Teaching with Artstor: Trajan’s Column
By Erin Giffin, University Of Washington
[The images in this post were selected to accompany the final exercise for the course “Introduction to Western Art — Ancient” (Art History 201) offered during autumn quarter 2010. This 300-student survey class balanced lectures by Professor Margaret Laird with meetings in smaller sections supervised by graduate student Teaching Assistants, one of whom was Ms. Giffin.]
Artstor was central to this assignment’s success. Professor Laird developed an exercise to teach independent research skills and the creative analysis of evidence. It challenged students to work in pairs to develop a 5-minute, illustrated oral presentation exploring how the Column of Trajan in Rome presented the enemy Dacians. Students were free to focus on any aspect of interest to them and to use any of the various art-historical methods they had learned in the course. Laird created an Image Group composed of forty-four slides showing episodes from the first Dacian War arranged in the order in which they appear on the column. Photographs of casts of the column (scanned from UCSD slides) clarified where each scene began and ended. Brief descriptions added to the “Instructor notes” tab explained the action in each scene. These slides introduced high-resolution color photographs of the same scenes from the column itself (made by Shmuel Magal for Sites and Photos). Students could consider figures across scenes or closely study individual sections in exquisite detail using the “zoom” feature.
As a TA for two discussion sections, I observed how the students utilized the images on Artstor to develop and deliver their presentations.
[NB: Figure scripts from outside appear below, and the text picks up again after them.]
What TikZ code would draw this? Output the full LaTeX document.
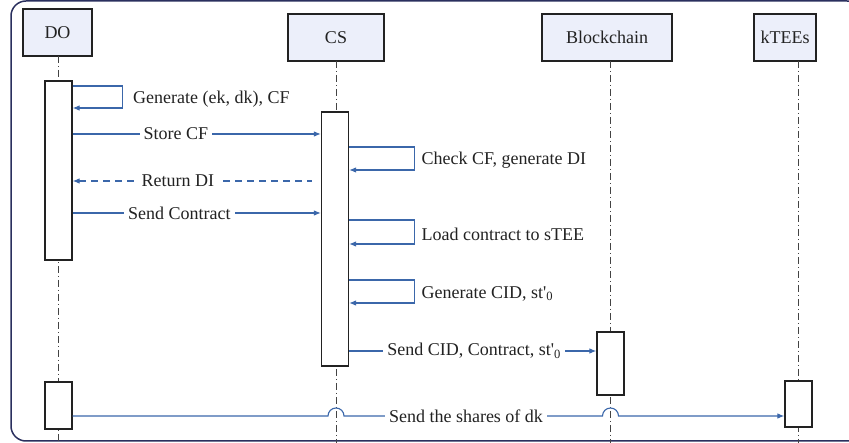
\documentclass[tikz,border=0pt]{standalone}
\usepackage{fontspec}
\setmainfont{Liberation Serif}
\usetikzlibrary{arrows.meta}
\definecolor{msgblue}{RGB}{59,103,170}
\definecolor{hdrfill}{RGB}{236,239,250}
\definecolor{framecol}{RGB}{42,47,94}
\definecolor{inkgray}{RGB}{34,34,34}
\tikzset{
  hdr/.style={draw=inkgray, line width=1.2pt, fill=hdrfill, inner sep=0pt,
    font=\fontsize{18}{20}\selectfont, text=inkgray},
  actbox/.style={draw=inkgray, line width=1.2pt, fill=white, inner sep=0pt,
    minimum width=27pt},
  lifeline/.style={draw=inkgray!85, line width=1pt,
    dash pattern=on 7pt off 3pt on 1pt off 3pt},
  msg/.style={draw=msgblue, line width=1.1pt,
    -{Latex[length=7pt,width=5.5pt]}},
  rmsg/.style={draw=msgblue, line width=1.1pt,
    {Latex[length=7pt,width=5.5pt]}-, dash pattern=on 7pt off 5pt},
  lbl/.style={fill=white, inner sep=4pt, font=\fontsize{18}{20}\selectfont,
    text=inkgray},
  sidelbl/.style={anchor=west, inner sep=0pt, font=\fontsize{18}{20}\selectfont,
    text=inkgray, xshift=7pt, yshift=-2pt}
}
\begin{document}
\begin{tikzpicture}[x=1pt, y=-1pt]
\useasboundingbox (0,0) rectangle (849,443);

% outer frame
\draw[framecol, line width=1.5pt, rounded corners=15pt] (11,1) rectangle (862,441);

% participants
\node[hdr, minimum width=69pt, minimum height=47pt] (do) at (57.5,32.5) {DO};
\node[hdr, minimum width=96pt, minimum height=47pt] (cs) at (336,37.5) {CS};
\node[hdr, minimum width=130pt, minimum height=47pt] (bc) at (607,37.5) {Blockchain};
\node[hdr, minimum width=62pt, minimum height=47pt] (kt) at (785,37.5) {kTEEs};

% lifelines
\draw[lifeline] (58.5,56) -- (58.5,443);
\draw[lifeline] (336,61) -- (336,443);
\draw[lifeline] (610.5,61) -- (610.5,443);
\draw[lifeline] (798.5,61) -- (798.5,443);

% activation bars
\node[actbox, minimum height=179pt] (doA) at (58.5,170.5) {};
\node[actbox, minimum height=47pt] (doB) at (58.5,405.5) {};
\node[actbox, minimum height=254pt] (csA) at (335,239) {};
\node[actbox, minimum height=63pt] (bcA) at (610.5,363.5) {};
\node[actbox, minimum height=46pt] (ktA) at (798.5,404) {};

% DO: generate keys and CF
\draw[msg] (doA.east |- 0,86) -- ++(50,0) -- node[sidelbl, xshift=3pt]{Generate (ek, dk), CF} ++(0,22)
  -- (doA.east |- 0,108);

% DO -> CS: store CF
\draw[msg] (doA.east |- 0,134) -- node[lbl, pos=0.416]{Store CF} (csA.west |- 0,134);

% CS: check CF
\draw[msg] (csA.east |- 0,147) -- ++(65,0) -- node[sidelbl]{Check CF, generate DI} ++(0,23)
  -- (csA.east |- 0,170);

% CS -> DO: return DI
\draw[rmsg] (doA.east |- 0,181) -- node[lbl, pos=0.44]{Return DI} (312,181);

% DO -> CS: send contract
\draw[msg] (doA.east |- 0,213) -- node[lbl, pos=0.43]{Send Contract} (csA.west |- 0,213);

% CS: load contract
\draw[msg] (csA.east |- 0,220) -- ++(65,0) -- node[sidelbl]{Load contract to sTEE} ++(0,24)
  -- (csA.east |- 0,244);

% CS: generate CID
\draw[msg] (csA.east |- 0,280) -- ++(65,0) -- node[sidelbl]{Generate CID, st\textquotesingle\textsubscript{0}} ++(0,23)
  -- (csA.east |- 0,303);

% CS -> Blockchain
\draw[msg] (csA.east |- 0,351) -- node[lbl, pos=0.506]{Send CID, Contract, st\textquotesingle\textsubscript{0}} (bcA.west |- 0,351);

% DO -> kTEEs: shares of dk, hopping over the lifelines
\draw[msg] (doB.east |- 0,416) -- (328,416)
  arc[start angle=180, end angle=0, radius=8pt] -- (602.5,416)
  arc[start angle=180, end angle=0, radius=8pt] -- (ktA.west |- 0,416);
\node[lbl] (shares) at (466,416) {Send the shares of dk};
\end{tikzpicture}
\end{document}
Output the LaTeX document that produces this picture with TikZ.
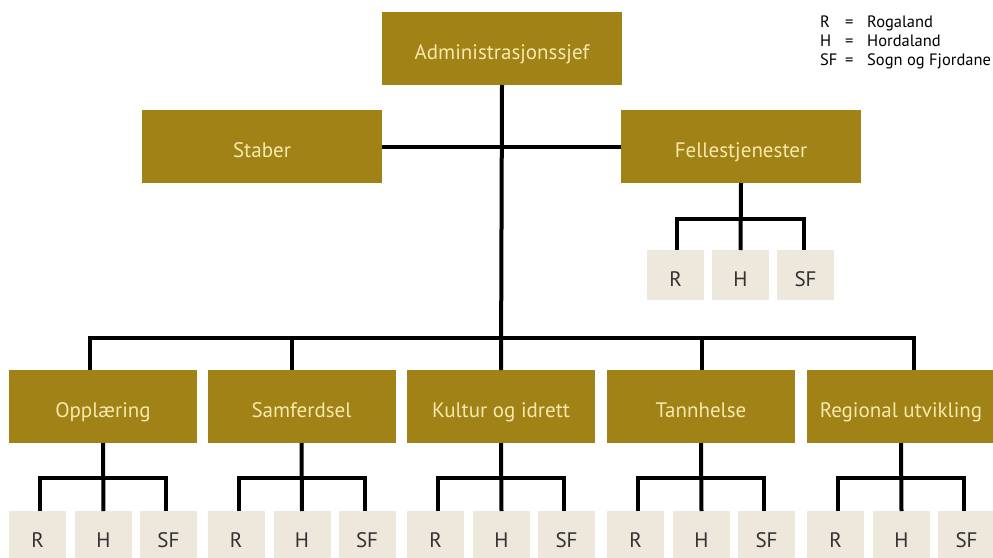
\documentclass[tikz,border=0pt]{standalone}
\usepackage{fontspec}
\setmainfont{PT Sans}
\definecolor{gold}{RGB}{160,130,22}
\definecolor{cream}{RGB}{247,232,172}
\definecolor{beige}{RGB}{237,231,220}
\definecolor{darktext}{RGB}{50,50,50}
\tikzset{
  mainbox/.style={fill=gold, text=cream, inner sep=0pt, outer sep=0pt,
    minimum height=73pt, text height=22.5pt, text depth=0pt,
    font=\fontsize{21}{23}\selectfont},
  regbox/.style={fill=beige, text=darktext, inner sep=0pt, outer sep=0pt,
    minimum width=57pt, minimum height=50pt, text height=22.5pt, text depth=0pt,
    font=\fontsize{21}{23}\selectfont},
  conn/.style={line width=4pt, black},
  legend/.style={anchor=base west, inner sep=0pt, text=black, font=\fontsize{16.5}{18}\selectfont}
}
\begin{document}
\begin{tikzpicture}[x=1pt,y=-1pt]
\useasboundingbox (0,0) rectangle (993,557);
\clip (0,0) rectangle (993,557);
% top level
\node[mainbox, minimum width=240pt, anchor=north west] (adm) at (382,12) {Administrasjonssjef};
\node[mainbox, minimum width=240pt, anchor=north west] (stab) at (142,110) {Staber};
\node[mainbox, minimum width=240pt, anchor=north west] (fell) at (621,110) {Fellestjenester};
% fellestjenester regions
\node[regbox, anchor=north west] (fellR) at (647,250) {R};
\node[regbox, anchor=north west] (fellH) at (712,250) {H};
\node[regbox, anchor=north west] (fellSF) at (777,250) {SF};
\coordinate (fellb) at (742,219);
\draw[conn] ([xshift=1.5pt]fellR.north) |- (fellb) -| ([xshift=-1.5pt]fellSF.north);
\draw[conn] (fell.south) -- (fellH.north);
% staber line
\draw[conn] (stab.east) -- (fell.west);
% departments
\foreach \n/\l/\t in {opp/9/Opplæring, sam/207.5/Samferdsel, kul/407/Kultur og idrett, tan/607/Tannhelse, reg/807/Regional utvikling}{
  \node[mainbox, minimum width=188pt, anchor=north west] (\n) at (\l,370) {\t};
  \node[regbox, anchor=north west] (\n R) at (\l,511) {R};
  \node[regbox, anchor=north west] (\n H) at (\l+66,511) {H};
  \node[regbox, anchor=north west] (\n SF) at (\l+131,511) {SF};
  \coordinate (\n b) at (\l+94,478);
  \draw[conn] ([xshift=2.5pt]\n R.north) |- (\n b) -| ([xshift=-2.5pt]\n SF.north);
  \draw[conn] (\n.south) -- (\n H.north);
}
% trunk and bus
\coordinate (bus) at (501,338);
\draw[conn] (adm.south) -- (kul.north);
\draw[conn] ([xshift=-13.5pt]opp.north) |- (bus) -| ([xshift=13pt]reg.north);
\draw[conn] ([xshift=-9.5pt]sam.north) -- ([xshift=-9.5pt]sam.north |- bus);
\draw[conn] ([xshift=1pt]tan.north) -- ([xshift=1pt]tan.north |- bus);
% legend
\node[legend] (l1a) at (820,27) {R};
\node[legend] (l1b) at (845,27) {=};
\node[legend] (l1c) at (867,27) {Rogaland};
\node[legend] (l2a) at (820,46) {H};
\node[legend] (l2b) at (845,46) {=};
\node[legend] (l2c) at (867,46) {Hordaland};
\node[legend] (l3a) at (820,65) {SF};
\node[legend] (l3b) at (845,65) {=};
\node[legend] (l3c) at (867,65) {Sogn og Fjordane};
\end{tikzpicture}
\end{document}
Many students examined the image file individually then met with their partners to compare findings. The students reveled in the intricacies of each spiraling episode; indeed, the project sparked numerous instances of original, imaginative research. Some students explored facets of Roman imagery not covered in the class (for instance, the role of Roman gods in warfare or the iconography of military standards). Others became fascinated with the history of the Dacian wars and the column’s original appearance (both its now-lost polychrome surface and its location within the Forum of Trajan). Presentations varied from comprehensive overviews of battle-scene iconography to in-depth examinations of individual passages. To support their arguments, students created PowerPoint presentations that used both full-scale images from the ARTstor group alongside “zoomed” details.
The enthusiasm that this project inspired demonstrated the power of ARTstor. In Art History we urge our students to reexamine the visual and to look analytically rather than passively. Artstor provided the students with an intense view of the Column and made critical analysis possible. The Column, which initially had seemed an incomprehensible collection of figures, quickly became a logical series of representations that glorified not only the Roman soldiers but also their worthy Dacian adversaries. Seen up close and in detail, the propagandistic undertones of each scene and the narrative as a whole drew the students into the work’s historical significance. This assignment exposed the students to the political power of art, a lesson as applicable today as it was in the Roman Empire.